= AIM OF THE EXERCISE =
Omit all pictures. Copy the rest of the material exactly.

= INFORMATION PROVIDED =

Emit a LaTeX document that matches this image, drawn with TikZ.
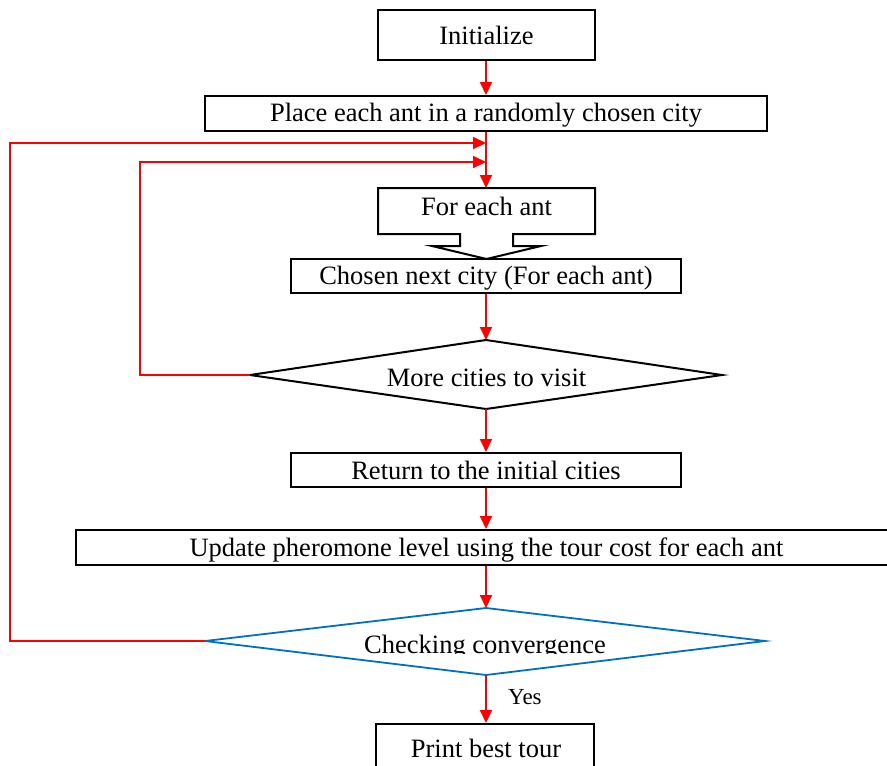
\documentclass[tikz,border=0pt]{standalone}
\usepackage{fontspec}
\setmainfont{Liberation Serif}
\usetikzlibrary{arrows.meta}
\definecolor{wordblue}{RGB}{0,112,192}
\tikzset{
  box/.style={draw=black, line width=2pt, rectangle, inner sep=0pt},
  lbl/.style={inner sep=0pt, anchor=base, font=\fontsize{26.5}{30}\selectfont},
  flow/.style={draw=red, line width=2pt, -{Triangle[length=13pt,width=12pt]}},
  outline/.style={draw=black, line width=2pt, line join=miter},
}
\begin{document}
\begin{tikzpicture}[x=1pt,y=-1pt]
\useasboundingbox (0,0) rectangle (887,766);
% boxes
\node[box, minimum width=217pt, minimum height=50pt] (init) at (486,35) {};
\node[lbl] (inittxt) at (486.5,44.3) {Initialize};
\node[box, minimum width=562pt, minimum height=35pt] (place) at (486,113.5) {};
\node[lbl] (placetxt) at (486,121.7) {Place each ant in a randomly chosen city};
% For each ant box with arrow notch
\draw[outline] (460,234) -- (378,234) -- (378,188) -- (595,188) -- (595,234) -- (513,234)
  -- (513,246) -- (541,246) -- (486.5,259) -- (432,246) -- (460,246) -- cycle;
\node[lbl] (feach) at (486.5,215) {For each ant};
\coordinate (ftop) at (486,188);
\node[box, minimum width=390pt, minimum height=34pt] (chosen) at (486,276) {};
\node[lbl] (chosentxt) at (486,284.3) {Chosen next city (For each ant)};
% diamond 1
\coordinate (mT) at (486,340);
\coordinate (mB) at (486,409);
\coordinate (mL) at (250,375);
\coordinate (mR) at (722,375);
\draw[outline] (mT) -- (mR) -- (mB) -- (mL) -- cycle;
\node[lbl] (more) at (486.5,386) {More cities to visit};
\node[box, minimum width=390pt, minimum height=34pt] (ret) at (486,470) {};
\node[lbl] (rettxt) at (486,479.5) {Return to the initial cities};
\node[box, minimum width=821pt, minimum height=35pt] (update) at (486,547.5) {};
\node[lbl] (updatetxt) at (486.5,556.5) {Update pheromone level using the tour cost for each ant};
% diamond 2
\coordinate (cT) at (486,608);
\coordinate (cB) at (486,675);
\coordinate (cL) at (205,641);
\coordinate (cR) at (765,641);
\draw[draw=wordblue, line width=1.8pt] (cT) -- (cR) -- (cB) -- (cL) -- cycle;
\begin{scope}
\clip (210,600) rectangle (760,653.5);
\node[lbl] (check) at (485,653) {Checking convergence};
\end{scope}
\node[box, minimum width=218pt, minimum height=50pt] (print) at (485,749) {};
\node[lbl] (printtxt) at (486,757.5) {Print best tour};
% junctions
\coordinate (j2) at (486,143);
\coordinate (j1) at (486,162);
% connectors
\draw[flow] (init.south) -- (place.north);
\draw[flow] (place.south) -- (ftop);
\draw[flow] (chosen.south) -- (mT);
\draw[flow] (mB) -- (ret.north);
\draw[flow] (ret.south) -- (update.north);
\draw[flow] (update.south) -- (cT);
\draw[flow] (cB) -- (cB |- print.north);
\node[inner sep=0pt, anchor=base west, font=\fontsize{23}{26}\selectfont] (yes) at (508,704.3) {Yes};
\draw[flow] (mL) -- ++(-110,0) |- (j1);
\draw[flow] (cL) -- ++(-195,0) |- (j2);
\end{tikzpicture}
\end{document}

= EXERCISE OUTPUT =
Emit a LaTeX document that matches this image, drawn with TikZ.
\documentclass[tikz,border=0pt]{standalone}
\usepackage{fontspec}
\setmainfont{Liberation Serif}
\usetikzlibrary{arrows.meta}
\definecolor{wordblue}{RGB}{0,112,192}
\tikzset{
  box/.style={draw=black, line width=2pt, rectangle, inner sep=0pt},
  lbl/.style={inner sep=0pt, anchor=base, font=\fontsize{26.5}{30}\selectfont},
  flow/.style={draw=red, line width=2pt, -{Triangle[length=13pt,width=12pt]}},
  outline/.style={draw=black, line width=2pt, line join=miter},
}
\begin{document}
\begin{tikzpicture}[x=1pt,y=-1pt]
\useasboundingbox (0,0) rectangle (887,766);
% boxes
\node[box, minimum width=217pt, minimum height=50pt] (init) at (486,35) {};
\node[lbl] (inittxt) at (486.5,44.3) {Initialize};
\node[box, minimum width=562pt, minimum height=35pt] (place) at (486,113.5) {};
\node[lbl] (placetxt) at (486,121.7) {Place each ant in a randomly chosen city};
% For each ant box with arrow notch
\draw[outline] (460,234) -- (378,234) -- (378,188) -- (595,188) -- (595,234) -- (513,234)
  -- (513,246) -- (541,246) -- (486.5,259) -- (432,246) -- (460,246) -- cycle;
\node[lbl] (feach) at (486.5,215) {For each ant};
\coordinate (ftop) at (486,188);
\node[box, minimum width=390pt, minimum height=34pt] (chosen) at (486,276) {};
\node[lbl] (chosentxt) at (486,284.3) {Chosen next city (For each ant)};
% diamond 1
\coordinate (mT) at (486,340);
\coordinate (mB) at (486,409);
\coordinate (mL) at (250,375);
\coordinate (mR) at (722,375);
\draw[outline] (mT) -- (mR) -- (mB) -- (mL) -- cycle;
\node[lbl] (more) at (486.5,386) {More cities to visit};
\node[box, minimum width=390pt, minimum height=34pt] (ret) at (486,470) {};
\node[lbl] (rettxt) at (486,479.5) {Return to the initial cities};
\node[box, minimum width=821pt, minimum height=35pt] (update) at (486,547.5) {};
\node[lbl] (updatetxt) at (486.5,556.5) {Update pheromone level using the tour cost for each ant};
% diamond 2
\coordinate (cT) at (486,608);
\coordinate (cB) at (486,675);
\coordinate (cL) at (205,641);
\coordinate (cR) at (765,641);
\draw[draw=wordblue, line width=1.8pt] (cT) -- (cR) -- (cB) -- (cL) -- cycle;
\begin{scope}
\clip (210,600) rectangle (760,653.5);
\node[lbl] (check) at (485,653) {Checking convergence};
\end{scope}
\node[box, minimum width=218pt, minimum height=50pt] (print) at (485,749) {};
\node[lbl] (printtxt) at (486,757.5) {Print best tour};
% junctions
\coordinate (j2) at (486,143);
\coordinate (j1) at (486,162);
% connectors
\draw[flow] (init.south) -- (place.north);
\draw[flow] (place.south) -- (ftop);
\draw[flow] (chosen.south) -- (mT);
\draw[flow] (mB) -- (ret.north);
\draw[flow] (ret.south) -- (update.north);
\draw[flow] (update.south) -- (cT);
\draw[flow] (cB) -- (cB |- print.north);
\node[inner sep=0pt, anchor=base west, font=\fontsize{23}{26}\selectfont] (yes) at (508,704.3) {Yes};
\draw[flow] (mL) -- ++(-110,0) |- (j1);
\draw[flow] (cL) -- ++(-195,0) |- (j2);
\end{tikzpicture}
\end{document}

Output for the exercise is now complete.